Unfortunately, instead of stating that those are her personal views and that she is fully capable of divorcing them from her official duties as a judge, Brown backed away from her statements, at times implying that all she was trying to do was be provocative.

The most uncomfortable portion of Brown’s hearing came early on, in an exchange between Brown and Sen. Arlen Specter, R-Penn. Specter threw some “softball” questions her way, but Brown missed the opportunity and appeared to be a constitutional novice.

The point that Specter, who fancies himself a constitutional scholar, was trying to get across was that, with regards to personal liberties, the U.S. Constitution simply creates a “floor,” not a “ceiling.” In other words, states are free to provide more liberties than those provided by the U.S. Constitution.

Brown, who has been an appellate judge for more than 10 years, refused to concede this basic constitutional point, which is well settled. In all fairness to Brown, however, Specter’s questioning was unorganized and jumbled.

Brown seemed unprepared at times. Some of this may be attributed to her nervousness.
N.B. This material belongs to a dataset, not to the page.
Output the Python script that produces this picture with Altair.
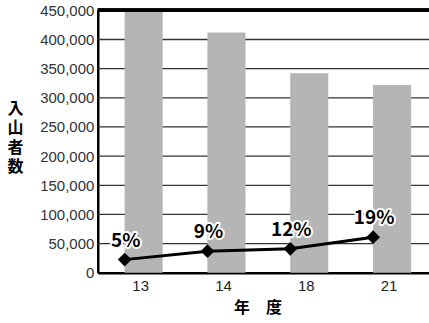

Also, she seemed inadequately coached – but some may think of this as a good thing.

Whether Brown deserves the Senate’s confirmation should have nothing to do with her personal views, religion or skin color and every thing to do with her intellect, temperament, experience, and willingness to apply the law as written. On all of these issues, her state Supreme Court record speaks for itself. The Senate should confirm Brown’s nomination.